It’s officially turned to autumn here. The morning chill hasn’t burnt off the past couple of days. Rainy and gray. Feeling a little blue that our time is over.
I can’t decide if going back to a warmer clime will be nice or not. I think I’m ready for fall to stay. And that’s not just because I want to show off my new purple scarf (très chic).
Back to our standby Café Panis for brunch. We’re trying to beat the rain and see a couple last things; the Montparnasse Cemetery (and maybe the tower) and see the stain glass at Ste. Chapelle. Hop on the Metro to head south, and end up going the wrong way on the yellow line (again). Only line that has given us any trouble; I think the subway here is waaaaaay easier than say, NYC. We find the right train eventually.
Its grayer when we finally emerge on the Blvd. Edgar Quintent, where the Cemetery gates are. I’ve read that the maps for this one are free, unlike the ones at Père Lachaise, where you have to buy one from a street vendor. As we enter it starts to rain. I see the notice that they aren’t distributing free maps until October; they are being updated currently. Great. I scurry up to a small sign giving the location of the “notable” occupants. The map on the sign is small and the locations of several tombs I want to see aren’t on there (Man Ray and Susan Sontag) or are in obviously hard places to find. Maps here are terrible!
I sketch a rude layout of the plan, mark a few graves, and we try to find them. Its cold and wet; she finds the excursion a little macabre and I have no sense of direction. Steph says, “This is true love,” as she helps me navigate.
We visit Jean-Paul Sartre and Simon de Beauvoir, Samuel Beckett, Charles Baudelaire, Serge Gainsbourg, and after a long search, Emil Cioran. I had mainly come to visit him. William H. Gass called Cioran’s work “a philosophical romance on the modern themes of alienation, absurdity, boredom, futility, decay, the tyranny of history, the vulgarities of change, awareness as agony, reason as disease.” His writing was strangely calming and supportive to me during some tough parts of my life, and, even though I don’t share his gleeful pessimism or identify with his alienation from society anymore, I greatly admire his passion and lyrical, original writings. It was very moving to visit.

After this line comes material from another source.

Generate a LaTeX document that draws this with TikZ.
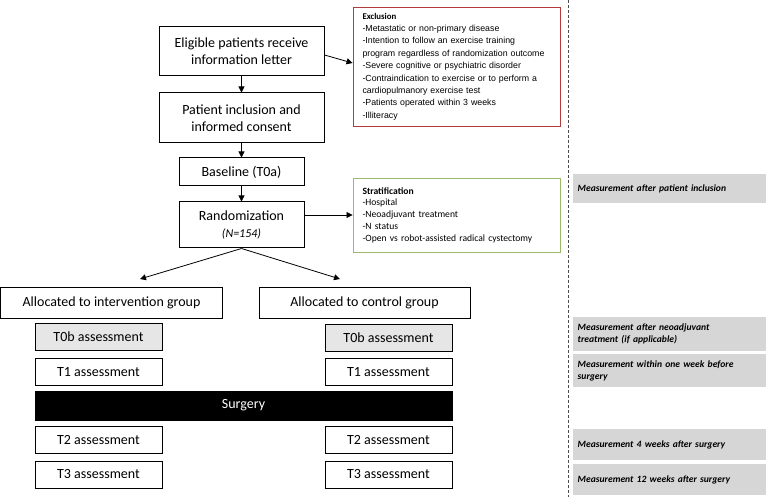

Steph asked me why I like to visit cemeteries; see graves of people I admire. I like visiting them for the quiet and respectful air, an often pretty walk, and getting a helpful reminder that life is short. And what is a grave but a monument to someone’s life? I really don’t think its too morbid.
[ From Steph: I don’t think cemeteries are morbid, but today it was a little creepy what with the cold rain and giant crows cawing (wish I had gotten a photo of one of them!). But I’m really glad we went. The visit also led to some great conversations. Also, somehow, the weather really fit the excursion! ]
I didn’t get to see everyone I wanted (missed Baudrillard, Durkheim, Cortazar, Ionesco and Maupassant) but we didn’t want to catch cold, and they aren’t going anywhere.
We sped to the center of the Citie afterwards, and the weather was too wet and we too tired to wait in line to see the stained glass at the chapel. We promised each other it was first on the list for our next visit.
All packed-up now, back to Le Grenier de Notre-Dame for dinner and then our last night for this trip. We’ll update next from C-ville.
We are afraid of the enormity of the possible.